Annotate the samples as shown in the screen capture below using keyboard keys for A, B, 1, 2, 3, Enter and arrow keys to navigate:

Close the Document Grid: Replicates window by clicking on the red X in the upper right hand corner of the form.

For easy viewing you can now split the data by condition into 2 panes in the Skyline window.

On the View menu, choose Arrange Graphs, and click Grouped.
In the Arrange Graph Grouped form, set Group panes to “2”.
Choose the option Distribute graphs among groups.
In the Display field, choose “Tiled”.
In the Sort order field, choose “Document”.
Click the OK button.

Note: If the data is still importing at this stage you will need to wait until this is finished to save the document.

Save your skyline document.

Inspect the data manually

Next you will manually inspect some of the chromatography and underlying spectra. To do that, you will want the Retention Times and Peak Areas views are showing:

On the View menu, choose Retention Times, and click Replicate Comparison (F8).
On the View menu, choose Peak Areas, and click Replicate Comparison (F7).

Now both views should be visible.
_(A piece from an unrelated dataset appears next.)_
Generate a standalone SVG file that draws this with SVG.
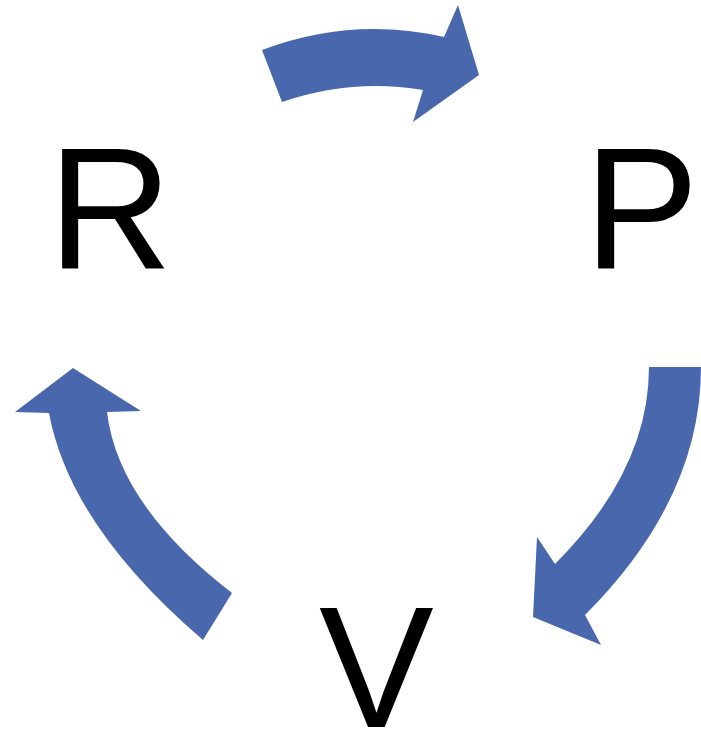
<svg xmlns="http://www.w3.org/2000/svg" width="701" height="731" viewBox="0 0 701 731">
<style>
.arr{fill:#4967ad;stroke:none}
.lbl{font-family:"Liberation Sans",Arial,sans-serif;font-size:172px;fill:#000}
</style>
<rect width="701" height="731" fill="#fff"/>
<g id="connectors">
<path id="arrow-R-P" class="arr" d="M262,50 Q352,16 444,37 L458,5 L479,75 L413,122 L423,90 Q352,78 282,102 Z"/>
<path id="arrow-P-V" class="arr" d="M649,367 L701,367 Q701,499 585,615 L601,645 L533,617 L537,537 L555,564 Q649,470 649,367 Z"/>
<path id="arrow-V-R" class="arr" d="M203,640 Q70,526 49,413 L15,412 L73,368 L141,411 L107,412 Q118,505 232,593 Z"/>
</g>
<g id="node-R"><text class="lbl" x="48" y="268">R</text></g>
<g id="node-P"><text class="lbl" x="584" y="268">P</text></g>
<g id="node-V"><text class="lbl" x="319" y="727">V</text></g>
</svg>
You can configure them optimally on the screen by doing the following:

If these new windows are floating you can dock them to the main window by clicking on the top border of the floating window, holding the left mouse button down, and dragging this window.

You can perform that same operations shown below with the Library Match window.

Note: In order to dock a window like this, the mouse arrow cursor must be placed inside one of the docking icons, in this case, at the top. Once you begin dragging with the left-mouse button held down, Skyline will show the docking icons and a transparent blue rectangle where the window will be placed if you were to release the left-mouse button at that moment.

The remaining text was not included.